Ken, Aki and Steve checking out the fish market of Sapporo, Japan.

  Bit by bit the world does come into focus before the blinding wake up makes the etherial sleepy drift of the past few hours all too real, Ken and Aki are walking to us arms outstretched for an all too human hug. Friends from home in their native Japan, familiar people in this oh so unfamiliar setting soon becomes familiar enough over beer and a table barbecue with more lamb than we ate in our entire six weeks in Vietnam. Sapporo beer is world famous and after the largely cheap swill of the rest of Asia, Laos excepted, the first piece of sensory invasion comes all too welcomely, Sapporo beer is all it’s cracked up to be. 

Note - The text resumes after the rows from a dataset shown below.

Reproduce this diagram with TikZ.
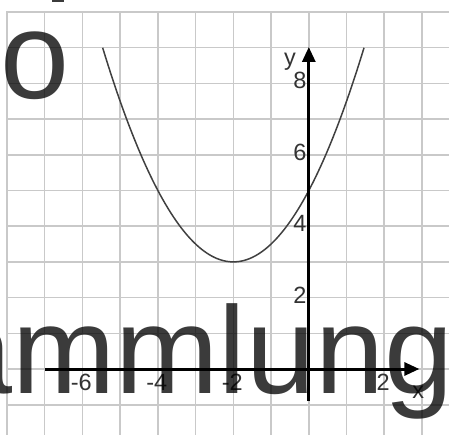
\documentclass[tikz,border=0pt]{standalone}
\usepackage{fontspec}
\newfontfamily\labfont{Liberation Sans}
\newfontfamily\wmfont{Liberation Sans}
\usetikzlibrary{arrows.meta}
\begin{document}
\begin{tikzpicture}[x=1pt,y=-1pt,
  gridline/.style={draw=black!21, line width=1.6pt},
  axisline/.style={draw=black, line width=3pt, -{Triangle[length=15pt,width=13pt]}},
  curveline/.style={draw=black!75, line width=1.5pt},
  ticklab/.style={font=\labfont\fontsize{23.5}{23.5}\selectfont, inner sep=0pt, text=black!80},
  wm/.style={font=\wmfont\fontsize{124}{124}\selectfont, inner sep=0pt, text=black, text opacity=0.77}]
\useasboundingbox (0,0) rectangle (449,435);
\begin{scope}[shift={(308.8,369)}, x=37.73pt, y=35.7pt]
  % grid
  \foreach \i in {-8,...,3} \draw[gridline] (\i,10.02) -- (\i,-1.95);
  \foreach \j in {-1,...,10} \draw[gridline] (-8.02,\j) -- (3.8,\j);
  % parabola
  \draw[curveline] plot[domain=-5.464:1.464, samples=90, smooth] ({\x},{0.5*(\x+2)^2+3});
  % axes
  \coordinate (xs) at (-7,0);
  \coordinate (xe) at (2.93,0);
  \coordinate (ys) at (0,-0.9);
  \coordinate (ye) at (0,9.02);
  \draw[axisline] (xs) -- (xe);
  \draw[axisline] (ys) -- (ye);
  % tick labels
  \foreach \v in {-6,-4,-2,2} \node[ticklab, anchor=north] (lx\v) at (\v-0.03,-0.15) {\v};
  \foreach \v in {2,4,6,8} \node[ticklab, anchor=east] (ly\v) at (-0.06,\v+0.07) {\v};
  \node[ticklab] (ylab) at (-0.5,8.6) {y};
  \node[ticklab] (xlab) at (2.9,-0.66) {x};
\end{scope}
% overlaid large text
\node[wm, anchor=base west] (wo) at (0.6,99) {o};
\node[wm, anchor=base west] (wa) at (-57,393) {ammlung};
\fill[black, opacity=0.77] (52,0) rectangle (64,2.5);
\end{tikzpicture}
\end{document}
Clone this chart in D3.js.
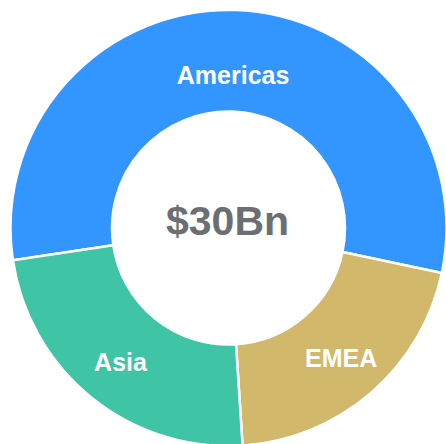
<!doctype html>
<html lang="en">
<head>
<meta charset="utf-8">
<title>revenue donut</title>
<script src="https://d3js.org/d3.v7.min.js"></script>
<style>
  body { margin: 0; background: #fff; }
  svg { display: block; }
  .slice { stroke: #fff; stroke-width: 2.5; }
  .lbl { fill: #fff; font-family: "Liberation Sans", Arial, sans-serif; font-weight: bold; font-size: 25px; }
  .total { fill: #6b6e73; font-family: "Liberation Sans", Arial, sans-serif; font-weight: bold; font-size: 41px; }
</style>
</head>
<body>
<div id="chart"></div>
<script>
// regions in clockwise order, values in $Bn
var regions = ["Americas", "EMEA", "Asia"];
var revenue = [16.7, 6.2, 7.1];
var colours = ["#3396fe", "#d1b86b", "#3fc4a5"];
var totalLabel = "$30Bn";

var width = 446, height = 444;
var cx = 228.5, cy = 228;
var outerR = 218, innerR = 116.5;

var svg = d3.select("#chart").append("svg")
  .attr("width", width)
  .attr("height", height);

var g = svg.append("g").attr("transform", "translate(" + cx + "," + cy + ")");

var start = -98.5 * Math.PI / 180;
var pie = d3.pie().sort(null).value(function(d){ return d; })
  .startAngle(start).endAngle(start + 2 * Math.PI);

var arc = d3.arc().innerRadius(innerR).outerRadius(outerR);
var slices = pie(revenue);

g.selectAll("path").data(slices).enter().append("path")
  .attr("class", "slice")
  .attr("d", arc)
  .attr("fill", function(d, i){ return colours[i]; });

// big slice label sits a little closer to the hole
function labelPos(d) {
  var r = (d.endAngle - d.startAngle) > Math.PI ? 153.5 : 172;
  var a = (d.startAngle + d.endAngle) / 2;
  return [r * Math.sin(a), -r * Math.cos(a)];
}

g.selectAll("text.lbl").data(slices).enter().append("text")
  .attr("class", "lbl")
  .attr("text-anchor", "middle")
  .attr("x", function(d){ return labelPos(d)[0]; })
  .attr("y", function(d){ return labelPos(d)[1]; })
  .attr("dy", "0.36em")
  .text(function(d, i){ return regions[i]; });

g.append("text")
  .attr("class", "total")
  .attr("text-anchor", "middle")
  .attr("x", -1)
  .attr("y", 7)
  .text(totalLabel);
</script>
</body>
</html>
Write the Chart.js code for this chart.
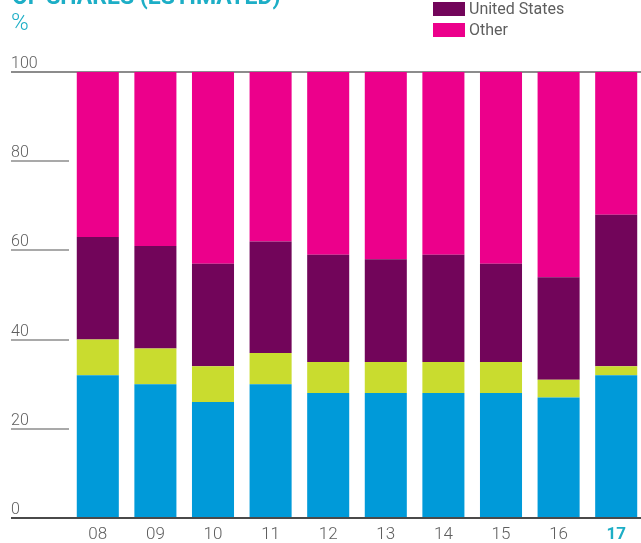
<!DOCTYPE html>
<html>
<head>
<meta charset="utf-8">
<script src="https://cdn.jsdelivr.net/npm/chart.js@4/dist/chart.umd.min.js"></script>
<style>
  html, body { margin: 0; padding: 0; background: #fff; overflow: hidden; }
  #wrap { width: 646px; height: 543px; }
</style>
</head>
<body>
<div id="wrap"><canvas id="chart"></canvas></div>
<script>
'use strict';

const years = ['08', '09', '10', '11', '12', '13', '14', '15', '16', '17'];
const yTicks = [0, 20, 40, 60, 80, 100];
// series values, % (bottom to top)
const europe = [32, 30, 26, 30, 28, 28, 28, 28, 27, 32];
const asia = [8, 8, 8, 7, 7, 7, 7, 7, 4, 2];
const unitedStates = [23, 23, 23, 25, 24, 23, 24, 22, 23, 34];
const other = [37, 39, 43, 38, 41, 42, 41, 43, 46, 32];

const TEAL = '#1daec6';
const GREY = '#5e5e5e';
const FONT = 'Roboto, "Liberation Sans", sans-serif';

// title, unit and legend drawn on top of the canvas
const extras = {
  id: 'extras',
  afterDraw(chart) {
    const ctx = chart.ctx;
    ctx.save();
    ctx.fillStyle = TEAL;
    ctx.textAlign = 'left';
    ctx.textBaseline = 'alphabetic';
    ctx.font = 'bold 23px ' + FONT;
    ctx.fillText('OF SHARES (ESTIMATED)', 12, 4);
    ctx.font = '300 24px ' + FONT;
    ctx.fillText('%', 11, 30);

    // legend rows stack upward, the first ones fall off the canvas
    const sets = chart.data.datasets;
    ctx.font = '16px ' + FONT;
    ctx.textBaseline = 'middle';
    sets.forEach((ds, i) => {
      const row = 30 - (sets.length - 1 - i) * 21;
      ctx.fillStyle = ds.backgroundColor;
      ctx.fillRect(433, row - 7, 32, 14);
      ctx.fillStyle = GREY;
      ctx.fillText(ds.label, 469, row + 1);
    });
    ctx.restore();
  },
};

new Chart(document.getElementById('chart'), {
  type: 'bar',
  data: {
    labels: years,
    datasets: [
      { label: 'Europe', data: europe, backgroundColor: '#009ad9' },
      { label: 'Asia', data: asia, backgroundColor: '#c9dc2f' },
      { label: 'United States', data: unitedStates, backgroundColor: '#72055a' },
      { label: 'Other', data: other, backgroundColor: '#ec008b' },
    ],
  },
  options: {
    responsive: true,
    maintainAspectRatio: false,
    animation: false,
    layout: { padding: { top: 72, left: 11, right: 1, bottom: 0 } },
    datasets: { bar: { categoryPercentage: 1, barPercentage: 0.73 } },
    plugins: { legend: { display: false }, tooltip: { enabled: false } },
    scales: {
      x: {
        stacked: true,
        border: { display: false },
        grid: { display: false, drawTicks: false },
        afterFit: axis => { axis.height = 25; },
        ticks: {
          padding: 7,
          font: ctx => ({ family: FONT, size: 17, weight: ctx.index === years.length - 1 ? 'bold' : '300' }),
          color: ctx => (ctx.index === years.length - 1 ? TEAL : GREY),
        },
      },
      y: {
        stacked: true,
        min: 0,
        max: 100,
        afterBuildTicks: axis => { axis.ticks = yTicks.map(v => ({ value: v })); },
        afterFit: axis => { axis.width = 58; },
        border: { display: false },
        grid: {
          lineWidth: 2,
          tickLength: 58,
          color: ctx => (ctx.tick.value === 0 ? '#4a4a4a' : ctx.tick.value === 100 ? '#8c8c8c' : 'rgba(0,0,0,0)'),
          tickColor: ctx => (ctx.tick.value === 0 ? '#4a4a4a' : '#8c8c8c'),
          tickWidth: ctx => (ctx.tick.value === 0 || ctx.tick.value === 100 ? 2 : 1.5),
        },
        ticks: {
          crossAlign: 'far',
          labelOffset: -8,
          font: { family: FONT, size: 16, weight: '300' },
          color: GREY,
        },
      },
    },
  },
  plugins: [extras],
});
</script>
</body>
</html>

 It might not be the real world as we know it recently but it’s plenty real enough. A clapping and cheering table of people in kimono activates our ears, the sizzling lamb our noses, the beer our tongues, familiar faces our eyes and the warm Hokkaido night our skin; the real world is here and in this moment we have finally arrived in Japan. Japan might well be the land of a lifetime of dreams for me yet despite that welcome sensory invasion it still feels a little too perfect to be true. Somewhere within the storm we’re not sure if we’re Dorothy and Toto in the land of Oz or at the start of the yellow brick road, but we’re definitely not in Kansas anymore.